▸ Exercise goal:
The entries below are to be repeated exactly as they stand.

▸ Dataset records:
+===+

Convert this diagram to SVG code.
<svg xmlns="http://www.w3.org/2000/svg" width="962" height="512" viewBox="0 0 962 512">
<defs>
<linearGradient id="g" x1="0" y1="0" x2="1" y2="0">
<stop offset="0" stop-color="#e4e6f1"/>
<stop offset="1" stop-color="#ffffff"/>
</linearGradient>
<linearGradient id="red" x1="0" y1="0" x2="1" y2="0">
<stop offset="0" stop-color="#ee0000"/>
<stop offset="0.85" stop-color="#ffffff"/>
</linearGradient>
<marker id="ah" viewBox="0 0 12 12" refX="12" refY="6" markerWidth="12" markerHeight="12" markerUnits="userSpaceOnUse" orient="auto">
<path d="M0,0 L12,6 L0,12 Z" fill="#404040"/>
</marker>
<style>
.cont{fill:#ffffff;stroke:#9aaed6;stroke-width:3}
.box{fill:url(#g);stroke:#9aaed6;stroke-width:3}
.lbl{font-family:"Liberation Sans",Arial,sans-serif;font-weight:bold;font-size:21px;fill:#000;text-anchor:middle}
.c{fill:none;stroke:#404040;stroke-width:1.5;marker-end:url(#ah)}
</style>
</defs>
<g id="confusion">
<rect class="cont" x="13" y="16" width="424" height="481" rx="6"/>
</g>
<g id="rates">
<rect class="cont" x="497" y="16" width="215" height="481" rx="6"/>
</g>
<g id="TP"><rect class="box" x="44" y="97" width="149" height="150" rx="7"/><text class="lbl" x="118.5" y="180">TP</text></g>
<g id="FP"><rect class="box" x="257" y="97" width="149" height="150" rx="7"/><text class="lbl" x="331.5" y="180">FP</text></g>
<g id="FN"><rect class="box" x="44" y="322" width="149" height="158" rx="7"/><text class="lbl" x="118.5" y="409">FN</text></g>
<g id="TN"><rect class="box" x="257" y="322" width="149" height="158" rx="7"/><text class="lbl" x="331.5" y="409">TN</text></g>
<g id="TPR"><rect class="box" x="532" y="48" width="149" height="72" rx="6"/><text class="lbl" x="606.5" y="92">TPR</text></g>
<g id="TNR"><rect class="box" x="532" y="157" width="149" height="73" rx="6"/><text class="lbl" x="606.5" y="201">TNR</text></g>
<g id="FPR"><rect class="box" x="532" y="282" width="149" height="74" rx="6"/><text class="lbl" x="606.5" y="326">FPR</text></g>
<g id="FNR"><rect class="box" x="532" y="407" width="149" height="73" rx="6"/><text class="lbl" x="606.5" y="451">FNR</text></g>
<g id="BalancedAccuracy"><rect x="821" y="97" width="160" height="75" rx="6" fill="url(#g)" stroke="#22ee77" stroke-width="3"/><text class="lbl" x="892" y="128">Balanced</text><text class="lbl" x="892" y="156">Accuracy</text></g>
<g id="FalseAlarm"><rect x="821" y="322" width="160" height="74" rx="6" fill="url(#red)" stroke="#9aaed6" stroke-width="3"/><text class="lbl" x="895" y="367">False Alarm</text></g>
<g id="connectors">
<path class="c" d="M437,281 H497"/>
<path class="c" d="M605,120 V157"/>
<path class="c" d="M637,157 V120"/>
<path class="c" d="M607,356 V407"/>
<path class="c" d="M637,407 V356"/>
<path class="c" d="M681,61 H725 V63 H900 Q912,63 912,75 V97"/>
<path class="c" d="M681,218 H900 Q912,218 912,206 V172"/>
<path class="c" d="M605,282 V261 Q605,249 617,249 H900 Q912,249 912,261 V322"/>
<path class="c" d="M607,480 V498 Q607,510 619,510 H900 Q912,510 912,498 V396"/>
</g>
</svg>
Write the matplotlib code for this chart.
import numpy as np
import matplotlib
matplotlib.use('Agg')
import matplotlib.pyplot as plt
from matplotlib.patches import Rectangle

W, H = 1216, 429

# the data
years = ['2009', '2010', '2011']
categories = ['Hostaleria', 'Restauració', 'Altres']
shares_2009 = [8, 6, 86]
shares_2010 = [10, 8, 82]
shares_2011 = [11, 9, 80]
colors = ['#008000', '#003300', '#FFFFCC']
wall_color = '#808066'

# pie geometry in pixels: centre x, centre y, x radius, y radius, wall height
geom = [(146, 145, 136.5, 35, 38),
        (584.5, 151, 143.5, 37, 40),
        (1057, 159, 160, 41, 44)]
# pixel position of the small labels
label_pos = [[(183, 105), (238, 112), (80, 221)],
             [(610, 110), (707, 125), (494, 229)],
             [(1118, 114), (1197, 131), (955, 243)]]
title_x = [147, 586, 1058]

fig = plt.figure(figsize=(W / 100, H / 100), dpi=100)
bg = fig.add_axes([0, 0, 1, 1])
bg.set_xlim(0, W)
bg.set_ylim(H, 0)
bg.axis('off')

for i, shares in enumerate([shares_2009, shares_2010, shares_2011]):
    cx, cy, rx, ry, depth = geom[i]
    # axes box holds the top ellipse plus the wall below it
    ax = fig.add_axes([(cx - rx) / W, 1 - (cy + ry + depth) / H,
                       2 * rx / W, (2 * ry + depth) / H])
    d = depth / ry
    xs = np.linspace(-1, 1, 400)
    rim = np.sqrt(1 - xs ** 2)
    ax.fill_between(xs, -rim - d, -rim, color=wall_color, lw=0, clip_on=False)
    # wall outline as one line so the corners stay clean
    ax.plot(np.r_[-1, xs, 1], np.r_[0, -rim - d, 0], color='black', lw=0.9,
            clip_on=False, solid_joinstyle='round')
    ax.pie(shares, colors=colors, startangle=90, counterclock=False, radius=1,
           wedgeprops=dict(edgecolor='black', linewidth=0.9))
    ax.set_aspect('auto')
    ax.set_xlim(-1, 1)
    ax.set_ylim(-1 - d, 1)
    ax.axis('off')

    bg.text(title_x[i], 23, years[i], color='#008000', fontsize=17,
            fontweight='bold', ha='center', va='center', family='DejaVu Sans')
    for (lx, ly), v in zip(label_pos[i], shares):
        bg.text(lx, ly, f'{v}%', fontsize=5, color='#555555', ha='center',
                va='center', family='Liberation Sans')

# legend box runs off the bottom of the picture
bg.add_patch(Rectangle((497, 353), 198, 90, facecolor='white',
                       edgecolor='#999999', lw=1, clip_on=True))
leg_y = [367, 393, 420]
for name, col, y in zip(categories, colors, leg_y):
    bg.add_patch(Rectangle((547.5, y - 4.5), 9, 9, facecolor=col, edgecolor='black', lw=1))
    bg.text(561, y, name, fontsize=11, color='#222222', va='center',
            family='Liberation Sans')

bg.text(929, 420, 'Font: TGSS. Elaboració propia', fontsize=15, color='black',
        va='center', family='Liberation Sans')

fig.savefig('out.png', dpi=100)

+===+

▸ The completed task:
Convert this diagram to SVG code.
<svg xmlns="http://www.w3.org/2000/svg" width="962" height="512" viewBox="0 0 962 512">
<defs>
<linearGradient id="g" x1="0" y1="0" x2="1" y2="0">
<stop offset="0" stop-color="#e4e6f1"/>
<stop offset="1" stop-color="#ffffff"/>
</linearGradient>
<linearGradient id="red" x1="0" y1="0" x2="1" y2="0">
<stop offset="0" stop-color="#ee0000"/>
<stop offset="0.85" stop-color="#ffffff"/>
</linearGradient>
<marker id="ah" viewBox="0 0 12 12" refX="12" refY="6" markerWidth="12" markerHeight="12" markerUnits="userSpaceOnUse" orient="auto">
<path d="M0,0 L12,6 L0,12 Z" fill="#404040"/>
</marker>
<style>
.cont{fill:#ffffff;stroke:#9aaed6;stroke-width:3}
.box{fill:url(#g);stroke:#9aaed6;stroke-width:3}
.lbl{font-family:"Liberation Sans",Arial,sans-serif;font-weight:bold;font-size:21px;fill:#000;text-anchor:middle}
.c{fill:none;stroke:#404040;stroke-width:1.5;marker-end:url(#ah)}
</style>
</defs>
<g id="confusion">
<rect class="cont" x="13" y="16" width="424" height="481" rx="6"/>
</g>
<g id="rates">
<rect class="cont" x="497" y="16" width="215" height="481" rx="6"/>
</g>
<g id="TP"><rect class="box" x="44" y="97" width="149" height="150" rx="7"/><text class="lbl" x="118.5" y="180">TP</text></g>
<g id="FP"><rect class="box" x="257" y="97" width="149" height="150" rx="7"/><text class="lbl" x="331.5" y="180">FP</text></g>
<g id="FN"><rect class="box" x="44" y="322" width="149" height="158" rx="7"/><text class="lbl" x="118.5" y="409">FN</text></g>
<g id="TN"><rect class="box" x="257" y="322" width="149" height="158" rx="7"/><text class="lbl" x="331.5" y="409">TN</text></g>
<g id="TPR"><rect class="box" x="532" y="48" width="149" height="72" rx="6"/><text class="lbl" x="606.5" y="92">TPR</text></g>
<g id="TNR"><rect class="box" x="532" y="157" width="149" height="73" rx="6"/><text class="lbl" x="606.5" y="201">TNR</text></g>
<g id="FPR"><rect class="box" x="532" y="282" width="149" height="74" rx="6"/><text class="lbl" x="606.5" y="326">FPR</text></g>
<g id="FNR"><rect class="box" x="532" y="407" width="149" height="73" rx="6"/><text class="lbl" x="606.5" y="451">FNR</text></g>
<g id="BalancedAccuracy"><rect x="821" y="97" width="160" height="75" rx="6" fill="url(#g)" stroke="#22ee77" stroke-width="3"/><text class="lbl" x="892" y="128">Balanced</text><text class="lbl" x="892" y="156">Accuracy</text></g>
<g id="FalseAlarm"><rect x="821" y="322" width="160" height="74" rx="6" fill="url(#red)" stroke="#9aaed6" stroke-width="3"/><text class="lbl" x="895" y="367">False Alarm</text></g>
<g id="connectors">
<path class="c" d="M437,281 H497"/>
<path class="c" d="M605,120 V157"/>
<path class="c" d="M637,157 V120"/>
<path class="c" d="M607,356 V407"/>
<path class="c" d="M637,407 V356"/>
<path class="c" d="M681,61 H725 V63 H900 Q912,63 912,75 V97"/>
<path class="c" d="M681,218 H900 Q912,218 912,206 V172"/>
<path class="c" d="M605,282 V261 Q605,249 617,249 H900 Q912,249 912,261 V322"/>
<path class="c" d="M607,480 V498 Q607,510 619,510 H900 Q912,510 912,498 V396"/>
</g>
</svg>
Write the matplotlib code for this chart.
import numpy as np
import matplotlib
matplotlib.use('Agg')
import matplotlib.pyplot as plt
from matplotlib.patches import Rectangle

W, H = 1216, 429

# the data
years = ['2009', '2010', '2011']
categories = ['Hostaleria', 'Restauració', 'Altres']
shares_2009 = [8, 6, 86]
shares_2010 = [10, 8, 82]
shares_2011 = [11, 9, 80]
colors = ['#008000', '#003300', '#FFFFCC']
wall_color = '#808066'

# pie geometry in pixels: centre x, centre y, x radius, y radius, wall height
geom = [(146, 145, 136.5, 35, 38),
        (584.5, 151, 143.5, 37, 40),
        (1057, 159, 160, 41, 44)]
# pixel position of the small labels
label_pos = [[(183, 105), (238, 112), (80, 221)],
             [(610, 110), (707, 125), (494, 229)],
             [(1118, 114), (1197, 131), (955, 243)]]
title_x = [147, 586, 1058]

fig = plt.figure(figsize=(W / 100, H / 100), dpi=100)
bg = fig.add_axes([0, 0, 1, 1])
bg.set_xlim(0, W)
bg.set_ylim(H, 0)
bg.axis('off')

for i, shares in enumerate([shares_2009, shares_2010, shares_2011]):
    cx, cy, rx, ry, depth = geom[i]
    # axes box holds the top ellipse plus the wall below it
    ax = fig.add_axes([(cx - rx) / W, 1 - (cy + ry + depth) / H,
                       2 * rx / W, (2 * ry + depth) / H])
    d = depth / ry
    xs = np.linspace(-1, 1, 400)
    rim = np.sqrt(1 - xs ** 2)
    ax.fill_between(xs, -rim - d, -rim, color=wall_color, lw=0, clip_on=False)
    # wall outline as one line so the corners stay clean
    ax.plot(np.r_[-1, xs, 1], np.r_[0, -rim - d, 0], color='black', lw=0.9,
            clip_on=False, solid_joinstyle='round')
    ax.pie(shares, colors=colors, startangle=90, counterclock=False, radius=1,
           wedgeprops=dict(edgecolor='black', linewidth=0.9))
    ax.set_aspect('auto')
    ax.set_xlim(-1, 1)
    ax.set_ylim(-1 - d, 1)
    ax.axis('off')

    bg.text(title_x[i], 23, years[i], color='#008000', fontsize=17,
            fontweight='bold', ha='center', va='center', family='DejaVu Sans')
    for (lx, ly), v in zip(label_pos[i], shares):
        bg.text(lx, ly, f'{v}%', fontsize=5, color='#555555', ha='center',
                va='center', family='Liberation Sans')

# legend box runs off the bottom of the picture
bg.add_patch(Rectangle((497, 353), 198, 90, facecolor='white',
                       edgecolor='#999999', lw=1, clip_on=True))
leg_y = [367, 393, 420]
for name, col, y in zip(categories, colors, leg_y):
    bg.add_patch(Rectangle((547.5, y - 4.5), 9, 9, facecolor=col, edgecolor='black', lw=1))
    bg.text(561, y, name, fontsize=11, color='#222222', va='center',
            family='Liberation Sans')

bg.text(929, 420, 'Font: TGSS. Elaboració propia', fontsize=15, color='black',
        va='center', family='Liberation Sans')

fig.savefig('out.png', dpi=100)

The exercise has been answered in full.